EQM: Can you shed some light on the cost structure of a demat account in India vis-a-vis for a developed market like US.
Mr. Bhave: World over depositories do not maintain individual accounts. Infact they maintain only the accounts of the depository participants. The central depository effectively processes entries only for net positions of various depository participants. Therefore cost structures are not comparable.
EQM: In light of rolling settlements being introduced in a number of stocks, what are the implications for the volume of settlement transactions through NSDL on daily basis?
Mr. Bhave: This is still not an issue for NSDL largely due to the fact that stocks which have been shifted to the compulsory demat mode are not the most actively traded stocks. However, when actively traded stocks go into rolling we will have to observe the effects. We have the extra capacity that may be required as also the commitment to enhance capacity if the need arises.
EQM: Please give your views on permitting the introduction of electronic means to send instructions to depository participants? For example, currently a seller has to notify his DP by filling in a physical form, else there would be default in the delivery process. An electronic process would make the process much more convenient and secure.
Mr. Bhave: There are two issues here - legal and safety. The legal issue concerns pertain to whether an electronic signature would serve as sufficient evidence and would it be enforceable in a court of law. The safety aspect is from the point of view of the customers who may have inhibitions about this method. I am definitely in favour of the process. To give you one example, the need for setting up multiple set ups in different areas would be eliminated for a depository participant. Customers could send orders via the net, and maybe even open a demat account on the web itself.
EQM: Is there any issue you would like to mention which may not have been covered by us.
Mr.
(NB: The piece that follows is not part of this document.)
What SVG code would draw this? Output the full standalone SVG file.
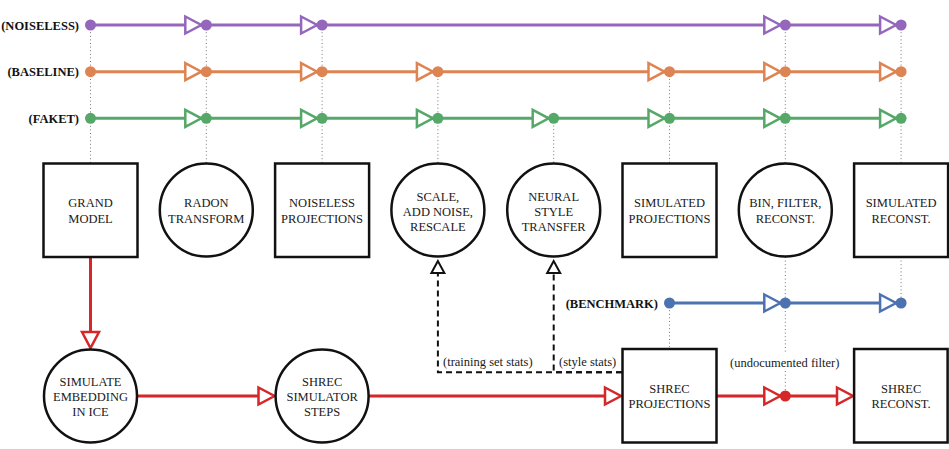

Bhave: The dematerialization process has been so far limited to equities. Now the debt side needs to be covered. The debt markets have been plagued by settlement problems. We are aiming to replicate a similar process on the debt side now. The Finance Bill for FY2001 has given a boost to our plans by making the adequate amendments to the Stamp Duty Act.
EQM: Who are the people that have influenced you the most?
Mr. Bhave: Mahatma Gandhi and Abraham Lincoln.
EQM: What are your favourite books?
Mr. Bhave: I read almost anything I can lay my hands on. One book that I have recently read and would want to mention is 'Built to Last'.